Others outside the industry have also taken note of hemp's struggles. Earlier this week, Politico reported that laws passed in Washington, D.C., that were intended to propagate a domestic hemp industry have instead proven to be "a flop." Why? One explanation is that hemp producers and investors didn't account for the Food and Drug Administration (FDA) when they made their bets.  

Growing hemp, which is used around the world for food, fuel, and fiber, was long illegal in the United States. The federal ban was thanks entirely to the hemp plant's psychoactive sister, marijuana, and the paranoia that crop causes among people who like to ban things. The 2014 farm bill loosened the federal ban on growing hemp ever so slightly by allowing state governments (rather than private farmers) to grow it. But it was the broad federal decriminalization of hemp instituted by the 2018 farm bill that spurred farmers across the U.S. to plant hundreds of thousands of acres of the crop.

I was optimistic that the 2018 farm bill—which was otherwise awful—could foster a "homegrown hemp renaissance." But while some in Washington saw the farm bill as reason enough to get out of the way of hemp farmers and those who make products derived from hemp, others in Washington saw an opportunity to meddle. Politico suggests a lack of FDA regulations governing hemp-derived cannabidiol (CBD) is partly to blame for hemp's struggles. But that's misleading.

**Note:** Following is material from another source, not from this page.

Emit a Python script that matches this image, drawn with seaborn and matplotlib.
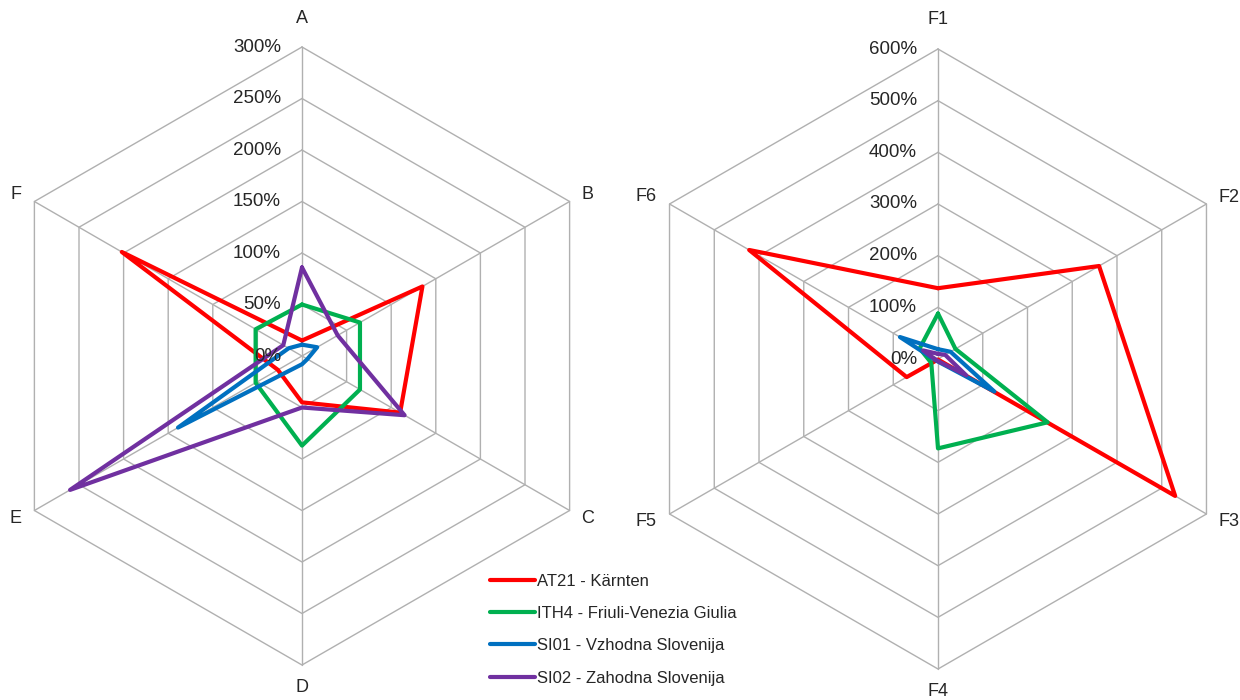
import numpy as np
import pandas as pd
import matplotlib
matplotlib.use("Agg")
import matplotlib.pyplot as plt
import seaborn as sns

sns.set_style("white")
plt.rcParams['font.family'] = ['Liberation Sans', 'DejaVu Sans']

# ---------------- data ----------------
series = ["AT21 - Kärnten", "ITH4 - Friuli-Venezia Giulia",
          "SI01 - Vzhodna Slovenija", "SI02 - Zahodna Slovenija"]
colors = ["#FF0000", "#00B050", "#0070C0", "#7030A0"]

cats_left = ["A", "B", "C", "D", "E", "F"]
at21_left = [15, 135, 110, 45, 27, 202]
ith4_left = [50, 65, 65, 87, 52, 52]
si01_left = [11, 17, 6, 8, 139, 15]
si02_left = [86, 40, 115, 50, 260, 21]
ticks_left = [0, 50, 100, 150, 200, 250, 300]

cats_right = ["F1", "F2", "F3", "F4", "F5", "F6"]
at21_right = [137, 360, 530, 1, 70, 422]
ith4_right = [88, 39, 245, 173, 15, 41]
si01_right = [19, 28, 126, 5, 5, 85]
si02_right = [10, 16, 63, 4, 4, 33]
ticks_right = [0, 100, 200, 300, 400, 500, 600]

GRID = "#B0B0B0"
TXT = "#262626"


def build_df(cats, values_list):
    n = len(cats)
    ang = np.deg2rad(90 - 360 / n * np.arange(n))
    rows = []
    for name, vals in zip(series, values_list):
        v = np.array(vals, dtype=float)
        idx = list(range(n)) + [0]
        for k, i in enumerate(idx):
            rows.append({"series": name, "order": k,
                         "x": v[i] * np.cos(ang[i]), "y": v[i] * np.sin(ang[i])})
    return pd.DataFrame(rows), ang


def draw_radar(ax, cats, values_list, ticks, offsets):
    df, ang = build_df(cats, values_list)
    rmax = ticks[-1]
    # hexagonal grid
    for t in ticks[1:]:
        gx = np.append(t * np.cos(ang), t * np.cos(ang[0]))
        gy = np.append(t * np.sin(ang), t * np.sin(ang[0]))
        ax.plot(gx, gy, color=GRID, lw=1.0, zorder=1)
    for a in ang:
        ax.plot([0, rmax * np.cos(a)], [0, rmax * np.sin(a)], color=GRID, lw=1.0, zorder=1)
    # data lines
    sns.lineplot(data=df, x="x", y="y", hue="series", hue_order=series,
                 palette=colors, sort=False, estimator=None, lw=3.0,
                 ax=ax, legend=True, zorder=3)
    for ln in ax.get_lines():
        ln.set_solid_joinstyle("round")
        ln.set_solid_capstyle("round")
    # radial tick labels
    for t in ticks:
        ax.annotate(f"{t}%", xy=(0, t), xytext=(-21, 0), textcoords="offset pixels",
                    ha="right", va="center", fontsize=13.5, color=TXT, zorder=5)
    # category labels
    for c, a, (dx, dy, ha) in zip(cats, ang, offsets):
        ax.annotate(c, xy=(rmax * np.cos(a), rmax * np.sin(a)), xytext=(dx, dy),
                    textcoords="offset pixels", ha=ha, va="center",
                    fontsize=13, color=TXT, zorder=5)
    ax.set_axis_off()


fig = plt.figure(figsize=(12.4, 7), dpi=100)
ax1 = fig.add_axes([0, 0, 604 / 1240, 1])
ax2 = fig.add_axes([636 / 1240, 0, 604 / 1240, 1])

offs = [(0, 29, "center"), (12, 7, "left"), (12, -8, "left"),
        (0, -22, "center"), (-13, -8, "right"), (-13, 7, "right")]

draw_radar(ax1, cats_left, [at21_left, ith4_left, si01_left, si02_left], ticks_left, offs)
draw_radar(ax2, cats_right, [at21_right, ith4_right, si01_right, si02_right], ticks_right, offs)

s1 = 309 / 300
ax1.set_xlim(-302 / s1, 302 / s1)
ax1.set_ylim(-344 / s1, 356 / s1)
s2 = 310 / 600
ax2.set_xlim(-302 / s2, 302 / s2)
ax2.set_ylim(-341 / s2, 359 / s2)

handles, labels = ax1.get_legend_handles_labels()
for ax in (ax1, ax2):
    if ax.get_legend() is not None:
        ax.get_legend().remove()
leg = fig.legend(handles, labels, loc="upper left", bbox_to_anchor=(490 / 1240, 1 - 574 / 700),
                 frameon=False, fontsize=12, handlelength=2.7, handletextpad=0.1,
                 labelspacing=1.03, borderpad=0, borderaxespad=0)
for t in leg.get_texts():
    t.set_color(TXT)
for h in leg.get_lines():
    h.set_linewidth(3.0)

fig.savefig("out.png", dpi=100)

In reality, the FDA has effectively banned CBD foods. "It is currently illegal to market CBD by adding it to a food or labeling it as a dietary supplement," the agency declared, also noting it would study the matter indefinitely.

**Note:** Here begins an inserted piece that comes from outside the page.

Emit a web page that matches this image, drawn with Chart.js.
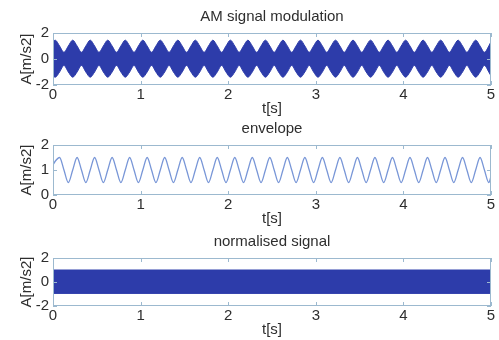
<!DOCTYPE html>
<html>
<head>
<meta charset="utf-8">
<title>AM signal</title>
<script src="https://cdn.jsdelivr.net/npm/chart.js@4.4.0/dist/chart.umd.min.js"></script>
<style>
  html, body { margin: 0; padding: 0; background: #fff; overflow: hidden; }
  body { width: 499px; height: 340px; position: relative; }
  .panel { position: absolute; left: 0; width: 499px; }
</style>
</head>
<body>
<div class="panel" style="top:0px;height:121px"><canvas id="amChart"></canvas></div>
<div class="panel" style="top:112px;height:119px"><canvas id="envChart"></canvas></div>
<div class="panel" style="top:225px;height:117px"><canvas id="normChart"></canvas></div>
<script>
// sample times [s]
const time = [
  0,
  0.025, 0.075, 0.125, 0.175, 0.225, 0.275, 0.325, 0.375, 0.425, 0.475, 0.525, 0.575, 0.625, 0.675, 0.725, 0.775, 0.825, 0.875, 0.925, 0.975,
  1.025, 1.075, 1.125, 1.175, 1.225, 1.275, 1.325, 1.375, 1.425, 1.475, 1.525, 1.575, 1.625, 1.675, 1.725, 1.775, 1.825, 1.875, 1.925, 1.975,
  2.025, 2.075, 2.125, 2.175, 2.225, 2.275, 2.325, 2.375, 2.425, 2.475, 2.525, 2.575, 2.625, 2.675, 2.725, 2.775, 2.825, 2.875, 2.925, 2.975,
  3.025, 3.075, 3.125, 3.175, 3.225, 3.275, 3.325, 3.375, 3.425, 3.475, 3.525, 3.575, 3.625, 3.675, 3.725, 3.775, 3.825, 3.875, 3.925, 3.975,
  4.025, 4.075, 4.125, 4.175, 4.225, 4.275, 4.325, 4.375, 4.425, 4.475, 4.525, 4.575, 4.625, 4.675, 4.725, 4.775, 4.825, 4.875, 4.925, 4.975,
  5
];

// AM signal: carrier swings between these upper / lower bounds
const amUpper = [
  1.35,
  1.45, 1.0, 0.52, 1.0, 1.45, 1.0, 0.52, 1.0, 1.45, 1.0, 0.52, 1.0, 1.45, 1.0, 0.52, 1.0, 1.45, 1.0, 0.52, 1.0,
  1.45, 1.0, 0.52, 1.0, 1.45, 1.0, 0.52, 1.0, 1.45, 1.0, 0.52, 1.0, 1.45, 1.0, 0.52, 1.0, 1.45, 1.0, 0.52, 1.0,
  1.45, 1.0, 0.52, 1.0, 1.45, 1.0, 0.52, 1.0, 1.45, 1.0, 0.52, 1.0, 1.45, 1.0, 0.52, 1.0, 1.45, 1.0, 0.52, 1.0,
  1.45, 1.0, 0.52, 1.0, 1.45, 1.0, 0.52, 1.0, 1.45, 1.0, 0.52, 1.0, 1.45, 1.0, 0.52, 1.0, 1.45, 1.0, 0.52, 1.0,
  1.45, 1.0, 0.52, 1.0, 1.45, 1.0, 0.52, 1.0, 1.45, 1.0, 0.52, 1.0, 1.45, 1.0, 0.52, 1.0, 1.45, 1.0, 0.52, 1.0,
  1.35
];
const amLower = [
  -1.3,
  -1.4, -1.0, -0.5, -1.0, -1.4, -1.0, -0.5, -1.0, -1.4, -1.0, -0.5, -1.0, -1.4, -1.0, -0.5, -1.0, -1.4, -1.0, -0.5, -1.0,
  -1.4, -1.0, -0.5, -1.0, -1.4, -1.0, -0.5, -1.0, -1.4, -1.0, -0.5, -1.0, -1.4, -1.0, -0.5, -1.0, -1.4, -1.0, -0.5, -1.0,
  -1.4, -1.0, -0.5, -1.0, -1.4, -1.0, -0.5, -1.0, -1.4, -1.0, -0.5, -1.0, -1.4, -1.0, -0.5, -1.0, -1.4, -1.0, -0.5, -1.0,
  -1.4, -1.0, -0.5, -1.0, -1.4, -1.0, -0.5, -1.0, -1.4, -1.0, -0.5, -1.0, -1.4, -1.0, -0.5, -1.0, -1.4, -1.0, -0.5, -1.0,
  -1.4, -1.0, -0.5, -1.0, -1.4, -1.0, -0.5, -1.0, -1.4, -1.0, -0.5, -1.0, -1.4, -1.0, -0.5, -1.0, -1.4, -1.0, -0.5, -1.0,
  -1.3
];

// detected envelope (lags the AM signal a little)
const envelope = [
  1.2,
  1.35, 1.5, 1.0, 0.5, 1.0, 1.5, 1.0, 0.5, 1.0, 1.5, 1.0, 0.5, 1.0, 1.5, 1.0, 0.5, 1.0, 1.5, 1.0, 0.5,
  1.0, 1.5, 1.0, 0.5, 1.0, 1.5, 1.0, 0.5, 1.0, 1.5, 1.0, 0.5, 1.0, 1.5, 1.0, 0.5, 1.0, 1.5, 1.0, 0.5,
  1.0, 1.5, 1.0, 0.5, 1.0, 1.5, 1.0, 0.5, 1.0, 1.5, 1.0, 0.5, 1.0, 1.5, 1.0, 0.5, 1.0, 1.5, 1.0, 0.5,
  1.0, 1.5, 1.0, 0.5, 1.0, 1.5, 1.0, 0.5, 1.0, 1.5, 1.0, 0.5, 1.0, 1.5, 1.0, 0.5, 1.0, 1.5, 1.0, 0.5,
  1.0, 1.5, 1.0, 0.5, 1.0, 1.5, 1.0, 0.5, 1.0, 1.5, 1.0, 0.5, 1.0, 1.5, 1.0, 0.5, 1.0, 1.5, 1.0, 0.5,
  0.75
];

// normalised signal: constant amplitude band
const normTime = [0, 5];
const normUpper = [1.0, 1.0];
const normLower = [-0.95, -0.95];

const xTicks = [0, 1, 2, 3, 4, 5];

const bandColor = '#2d3caa';
const lineColor = '#7896d7';
const frameColor = '#9cb9cf';
const textColor = '#2e2e2e';
const fontFamily = "'Liberation Sans', Arial, sans-serif";

const toPoints = (xs, ys) => xs.map((x, i) => ({ x: x, y: ys[i] }));

// axes box with short inward ticks
const framePlugin = {
  id: 'frame',
  afterDraw(chart) {
    const { ctx, chartArea: a, scales } = chart;
    ctx.save();
    ctx.strokeStyle = frameColor;
    ctx.lineWidth = 1;
    ctx.strokeRect(a.left + 0.5, a.top + 0.5, a.width - 1, a.height - 1);
    ctx.beginPath();
    scales.x.ticks.forEach(t => {
      const px = Math.round(scales.x.getPixelForValue(t.value)) + 0.5;
      ctx.moveTo(px, a.bottom); ctx.lineTo(px, a.bottom - 4);
      ctx.moveTo(px, a.top); ctx.lineTo(px, a.top + 4);
    });
    scales.y.ticks.forEach(t => {
      const py = Math.round(scales.y.getPixelForValue(t.value)) + 0.5;
      ctx.moveTo(a.left, py); ctx.lineTo(a.left + 4, py);
      ctx.moveTo(a.right, py); ctx.lineTo(a.right - 4, py);
    });
    ctx.stroke();
    ctx.restore();
  }
};

function makePanel(canvasId, title, datasets, yMin, yMax, yStep) {
  new Chart(document.getElementById(canvasId), {
    type: 'line',
    data: { datasets: datasets },
    options: {
      responsive: true,
      maintainAspectRatio: false,
      animation: false,
      layout: { padding: { left: 0, right: 8, top: 0, bottom: 0 } },
      elements: { point: { radius: 0 } },
      plugins: {
        legend: { display: false },
        tooltip: { enabled: false },
        title: {
          display: true,
          text: title,
          fullSize: false,
          color: textColor,
          font: { family: fontFamily, size: 15, weight: 'normal' },
          padding: { top: 8, bottom: 7 }
        }
      },
      scales: {
        x: {
          type: 'linear',
          min: 0,
          max: 5,
          afterBuildTicks: s => { s.ticks = xTicks.map(v => ({ value: v })); },
          afterFit: s => { s.height = 36; },
          grid: { display: false, drawTicks: false },
          border: { display: false },
          ticks: {
            autoSkip: false,
            maxRotation: 0,
            padding: 1,
            color: textColor,
            font: { family: fontFamily, size: 15 }
          },
          title: {
            display: true,
            text: 't[s]',
            color: textColor,
            font: { family: fontFamily, size: 15 },
            padding: { top: 0, bottom: 3 }
          }
        },
        y: {
          min: yMin,
          max: yMax,
          afterFit: s => { s.width = 53; },
          grid: { display: false, drawTicks: false },
          border: { display: false },
          ticks: {
            stepSize: yStep,
            padding: 4,
            color: textColor,
            font: { family: fontFamily, size: 15 }
          },
          title: {
            display: true,
            text: 'A[m/s2]',
            color: textColor,
            font: { family: fontFamily, size: 15 },
            padding: { top: 18, bottom: 0 }
          }
        }
      }
    },
    plugins: [framePlugin]
  });
}

makePanel('amChart', 'AM signal modulation', [
  {
    data: toPoints(time, amUpper),
    borderColor: bandColor,
    borderWidth: 1,
    cubicInterpolationMode: 'monotone',
    fill: false
  },
  {
    data: toPoints(time, amLower),
    borderColor: bandColor,
    backgroundColor: bandColor,
    borderWidth: 1,
    cubicInterpolationMode: 'monotone',
    fill: '-1'
  }
], -2, 2, 2);

makePanel('envChart', 'envelope', [
  {
    data: toPoints(time, envelope),
    borderColor: lineColor,
    borderWidth: 1.3,
    cubicInterpolationMode: 'monotone',
    fill: false
  }
], 0, 2, 1);

makePanel('normChart', 'normalised signal', [
  {
    data: toPoints(normTime, normUpper),
    borderColor: bandColor,
    borderWidth: 1,
    fill: false
  },
  {
    data: toPoints(normTime, normLower),
    borderColor: bandColor,
    backgroundColor: bandColor,
    borderWidth: 1,
    fill: '-1'
  }
], -2, 2, 2);
</script>
</body>
</html>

In other words, soon after Congress legalized growing hemp, the FDA banned the single most profitable use of hemp.

States responded to the FDA's stance by banning CBD food sales. Farmers growing hemp were suddenly stuck between a rock and hard place. While the ubiquity of CBD food products is one indication that businesses of all types—from groceries to convenience stores to gas stations, and the CBD food producers that market their products to those sellers—are ignoring the FDA ban, bans are bad for business. "The agency's indecisiveness trickles down," I wrote. "States that have banned CBD products typically 'cit[e] the FDA's stance' as the basis for their actions." 

The impact of the FDA's stance has been dramatic. Politico notes it's harming even non-CBD hemp sales.

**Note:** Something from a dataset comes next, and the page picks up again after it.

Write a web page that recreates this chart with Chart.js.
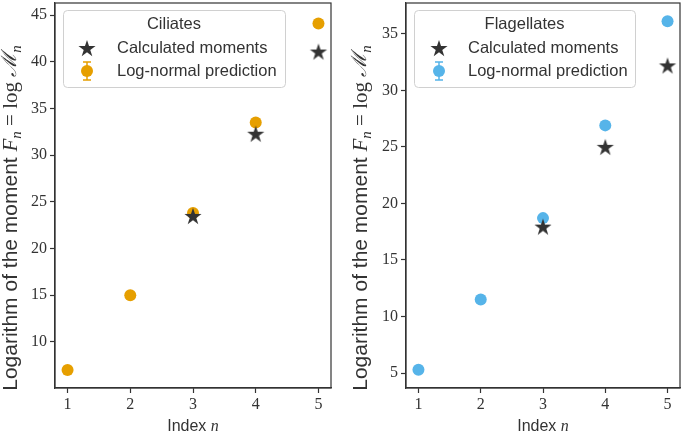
<!DOCTYPE html>
<html>
<head>
<meta charset="utf-8">
<script src="https://cdn.jsdelivr.net/npm/chart.js@4.4.1/dist/chart.umd.min.js"></script>
<style>
  html, body { margin: 0; padding: 0; background: #fff; }
  #wrap { position: relative; width: 684px; height: 435px; }
  .panel { position: absolute; top: 0; width: 342px; height: 435px; }
</style>
</head>
<body>
<div id="wrap">
  <div class="panel" style="left:0"><canvas id="ciliates-chart" width="342" height="435"></canvas></div>
  <div class="panel" style="left:342px"><canvas id="flagellates-chart" width="342" height="435"></canvas></div>
</div>
<script>
// valores
const indexN = [1, 2, 3, 4, 5];
const calcN = [3, 4, 5];
const ciliatesLogNormal = [7.0, 15.0, 23.8, 33.5, 44.1];
const ciliatesCalculated = [23.5, 32.3, 41.1];
const flagellatesLogNormal = [5.3, 11.5, 18.7, 26.9, 36.1];
const flagellatesCalculated = [17.95, 25.0, 32.2];
const xTicks = [1, 2, 3, 4, 5];
const ciliatesYTicks = [10, 15, 20, 25, 30, 35, 40, 45];
const flagellatesYTicks = [5, 10, 15, 20, 25, 30, 35];

const DARK = '#333333';
const ORANGE = '#E69F00';
const BLUE = '#56B4E9';
const SANS = '"Liberation Sans", Arial, sans-serif';
const SERIF = '"Liberation Serif", "DejaVu Serif", serif';

// estrela preenchida (o 'star' do Chart.js é só traço)
function makeStar(r, color) {
  const c = document.createElement('canvas');
  const s = Math.ceil(r * 2 + 2);
  c.width = s; c.height = s;
  const ctx = c.getContext('2d');
  drawStarPath(ctx, s / 2, s / 2 + r * 0.1, r);
  ctx.fillStyle = color;
  ctx.fill();
  return c;
}
function drawStarPath(ctx, cx, cy, r) {
  ctx.beginPath();
  for (let i = 0; i < 10; i++) {
    const rr = i % 2 === 0 ? r : r * 0.382;
    const a = -Math.PI / 2 + i * Math.PI / 5;
    const x = cx + rr * Math.cos(a), y = cy + rr * Math.sin(a);
    if (i === 0) ctx.moveTo(x, y); else ctx.lineTo(x, y);
  }
  ctx.closePath();
}
const starImg = makeStar(9, DARK);

function drawRich(ctx, parts, x, y, rotate) {
  ctx.save();
  ctx.translate(x, y);
  if (rotate) ctx.rotate(-Math.PI / 2);
  let total = 0;
  parts.forEach(p => { ctx.font = p.font; total += ctx.measureText(p.text).width; });
  let cx = -total / 2;
  ctx.textAlign = 'left';
  ctx.textBaseline = 'middle';
  ctx.fillStyle = DARK;
  parts.forEach(p => {
    ctx.font = p.font;
    ctx.fillText(p.text, cx, p.dy || 0);
    cx += ctx.measureText(p.text).width;
  });
  ctx.restore();
}

const YS = 21; // rótulo do eixo y
const XS = 16; // rótulo do eixo x
const yLabelParts = [
  { text: 'Logarithm of the moment ', font: `${YS}px ${SANS}` },
  { text: 'F', font: `italic ${YS}px ${SERIF}` },
  { text: 'n', font: `italic ${Math.round(YS * 0.7)}px ${SERIF}`, dy: YS * 0.28 },
  { text: ' = log ', font: `${YS}px ${SERIF}` },
  { text: '\u2133', font: `italic ${YS}px "DejaVu Serif", serif` },
  { text: 'n', font: `italic ${Math.round(YS * 0.7)}px ${SERIF}`, dy: YS * 0.28 }
];
const xLabelParts = [
  { text: 'Index ', font: `${XS}px ${SANS}` },
  { text: 'n', font: `italic ${XS}px ${SERIF}` }
];

// moldura, títulos dos eixos e legenda
const decorPlugin = {
  id: 'decor',
  afterDraw(chart, args, opts) {
    const ctx = chart.ctx;
    const a = chart.chartArea;
    ctx.save();
    ctx.strokeStyle = DARK;
    ctx.lineWidth = 1.2;
    ctx.strokeRect(a.left, a.top, a.right - a.left, a.bottom - a.top);
    ctx.restore();

    drawRich(ctx, yLabelParts, opts.yLabelX, opts.yLabelY, true);
    drawRich(ctx, xLabelParts, (a.left + a.right) / 2, opts.xLabelY, false);

    // legenda
    const lg = opts.legend;
    ctx.save();
    ctx.beginPath();
    ctx.roundRect(lg.x + 0.5, lg.y + 0.5, lg.w, lg.h, 4);
    ctx.fillStyle = 'rgba(255,255,255,0.8)';
    ctx.fill();
    ctx.strokeStyle = '#d0d0d0';
    ctx.lineWidth = 1;
    ctx.stroke();
    ctx.fillStyle = DARK;
    ctx.font = `${lg.fontSize}px ${SANS}`;
    ctx.textBaseline = 'middle';
    ctx.textAlign = 'center';
    ctx.fillText(lg.title, lg.x + lg.w / 2, lg.y + 14);
    ctx.textAlign = 'left';
    const mx = lg.x + lg.markerDx;
    const tx = lg.x + 54;
    const r1 = lg.y + 38, r2 = lg.y + 61;
    ctx.fillText('Calculated moments', tx, r1);
    ctx.fillText('Log-normal prediction', tx, r2);
    drawStarPath(ctx, mx, r1 + 0.9, 9);
    ctx.fill();
    // marcador com barra de erro
    ctx.strokeStyle = lg.color;
    ctx.fillStyle = lg.color;
    ctx.lineWidth = 1.5;
    ctx.beginPath();
    ctx.moveTo(mx, r2 - 9); ctx.lineTo(mx, r2 + 9);
    ctx.moveTo(mx - 4, r2 - 9); ctx.lineTo(mx + 4, r2 - 9);
    ctx.moveTo(mx - 4, r2 + 9); ctx.lineTo(mx + 4, r2 + 9);
    ctx.stroke();
    ctx.beginPath();
    ctx.arc(mx, r2, 6, 0, Math.PI * 2);
    ctx.fill();
    ctx.restore();
  }
};

function noPad(s) {
  s.paddingTop = 0; s.paddingBottom = 0; s.paddingLeft = 0; s.paddingRight = 0;
}

function makeChart(id, cfg) {
  const ctx = document.getElementById(id).getContext('2d');
  return new Chart(ctx, {
    type: 'scatter',
    data: {
      datasets: [
        {
          label: 'Calculated moments',
          data: calcN.map((n, i) => ({ x: n, y: cfg.calc[i] })),
          pointStyle: starImg,
          pointRadius: 9,
          backgroundColor: DARK
        },
        {
          label: 'Log-normal prediction',
          data: indexN.map((n, i) => ({ x: n, y: cfg.logNormal[i] })),
          pointStyle: 'circle',
          pointRadius: 6,
          borderWidth: 0,
          backgroundColor: cfg.color,
          borderColor: cfg.color
        }
      ]
    },
    options: {
      responsive: false,
      animation: false,
      events: [],
      layout: { autoPadding: false, padding: { top: 3, right: cfg.padRight, left: 0, bottom: 0 } },
      plugins: {
        legend: { display: false },
        tooltip: { enabled: false },
        decor: cfg.decor
      },
      scales: {
        x: {
          type: 'linear', min: 0.8, max: 5.2,
          afterBuildTicks: s => { s.ticks = xTicks.map(v => ({ value: v })); },
          afterFit: s => { s.height = 47; noPad(s); },
          grid: { drawOnChartArea: false, tickLength: 5, color: DARK, tickWidth: 1.2 },
          border: { color: DARK, width: 1.2 },
          ticks: { font: { family: SERIF, size: 16 }, color: DARK, padding: 2, maxRotation: 0 }
        },
        y: {
          type: 'linear', min: cfg.yMin, max: cfg.yMax,
          afterBuildTicks: s => { s.ticks = cfg.yTicks.map(v => ({ value: v })); },
          afterFit: s => { s.width = cfg.yWidth; noPad(s); },
          grid: { drawOnChartArea: false, tickLength: 5, color: DARK, tickWidth: 1.2 },
          border: { color: DARK, width: 1.2 },
          ticks: { font: { family: SERIF, size: 16 }, color: DARK, padding: 3 }
        }
      }
    },
    plugins: [decorPlugin]
  });
}

makeChart('ciliates-chart', {
  logNormal: ciliatesLogNormal,
  calc: ciliatesCalculated,
  color: ORANGE,
  yMin: 5.07, yMax: 46.3,
  yTicks: ciliatesYTicks,
  yWidth: 55,
  padRight: 11,
  decor: {
    yLabelX: 11, yLabelY: 218, xLabelY: 427,
    legend: { x: 63, y: 10, w: 222, h: 77, title: 'Ciliates', color: ORANGE, markerDx: 24, fontSize: 16.5 }
  }
});

makeChart('flagellates-chart', {
  logNormal: flagellatesLogNormal,
  calc: flagellatesCalculated,
  color: BLUE,
  yMin: 3.68, yMax: 37.72,
  yTicks: flagellatesYTicks,
  yWidth: 64,
  padRight: 4,
  decor: {
    yLabelX: 19, yLabelY: 218, xLabelY: 427,
    legend: { x: 72, y: 10, w: 221, h: 77, title: 'Flagellates', color: BLUE, markerDx: 25, fontSize: 16.5 }
  }
});
</script>
</body>
</html>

"[R]etailers are interested, but the lack of FDA rules are scaring them away from hemp products even when they don't contain any CBD," the publication reports, noting that one hemp farmer who'd thought he'd found a buyer for his cold-pressed hemp seed oil instead saw the buyer back out, citing company lawyers nervous over the FDA's stance.

In 2014, much like the FDA today, it was the DEA that stood in hemp's way. After passage of the farm bill that year, I wrote, the DEA "held up a shipment of seeds destined for Kentucky, and forced the state to sue the federal government in order to seek their release." Senate Majority Leader Mitch McConnell (R–Ky.) was instrumental in forcing the DEA to back down.

Though McConnell pressured the FDA to act on hemp this past fall, the agency has mostly sat on its hands. And, as this week's Politico report notes, so-called "Marijuana Mitch" appears to have been "missing from the debate in recent months."

Hemp farmers are in limbo—yet again—because of Washington.